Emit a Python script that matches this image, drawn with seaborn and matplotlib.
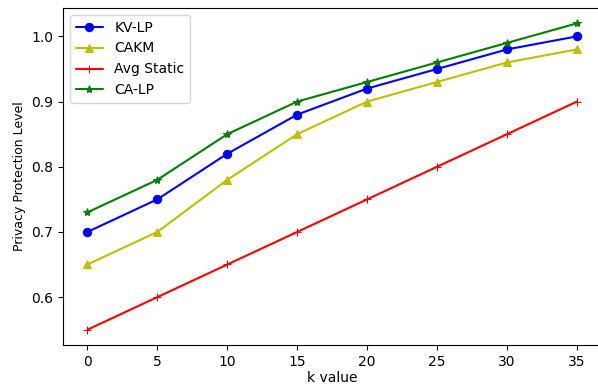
import numpy as np
import pandas as pd
import matplotlib
matplotlib.use("Agg")
import matplotlib.pyplot as plt
import seaborn as sns

sns.set_style("ticks", {"axes.edgecolor": "black", "xtick.color": "black",
                        "ytick.color": "black", "text.color": "black",
                        "axes.labelcolor": "black"})
plt.rcParams['font.family'] = ['DejaVu Sans']

k_values = [0, 5, 10, 15, 20, 25, 30, 35]
kv_lp = [0.70, 0.75, 0.82, 0.88, 0.92, 0.95, 0.98, 1.00]
cakm = [0.65, 0.70, 0.78, 0.85, 0.90, 0.93, 0.96, 0.98]
avg_static = [0.55, 0.60, 0.65, 0.70, 0.75, 0.80, 0.85, 0.90]
ca_lp = [0.73, 0.78, 0.85, 0.90, 0.93, 0.96, 0.99, 1.02]

series = [("KV-LP", kv_lp, "b", "o"),
          ("CAKM", cakm, "y", "^"),
          ("Avg Static", avg_static, "r", "+"),
          ("CA-LP", ca_lp, "g", "*")]

fig = plt.figure(figsize=(5.98, 3.87), dpi=100)
ax = fig.add_axes([63 / 598, 1 - 345 / 387, (601.5 - 63) / 598, (345 - 8) / 387])

for name, vals, color, marker in series:
    df = pd.DataFrame({"k": k_values, "v": vals})
    sns.lineplot(data=df, x="k", y="v", ax=ax, color=color, marker=marker,
                 markersize=6, markeredgecolor=color, label=name, linewidth=1.5)

ax.set_xticks(k_values)
ax.set_yticks([0.6, 0.7, 0.8, 0.9, 1.0])
ax.set_xlabel("k value", fontsize=10, labelpad=2)
ax.set_ylabel("Privacy Protection Level", fontsize=9)
ax.tick_params(labelsize=10)
ax.legend(loc="upper left", fontsize=10)

fig.savefig("out.png", dpi=100)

Given problem:
From the first line above through the line containing "plt.rcParams['font.family'] = ['DejaVu Sans']", copy everything exactly, without the pictures.

Result of the task:
Emit a Python script that matches this image, drawn with seaborn and matplotlib.
import numpy as np
import pandas as pd
import matplotlib
matplotlib.use("Agg")
import matplotlib.pyplot as plt
import seaborn as sns

sns.set_style("ticks", {"axes.edgecolor": "black", "xtick.color": "black",
                        "ytick.color": "black", "text.color": "black",
                        "axes.labelcolor": "black"})
plt.rcParams['font.family'] = ['DejaVu Sans']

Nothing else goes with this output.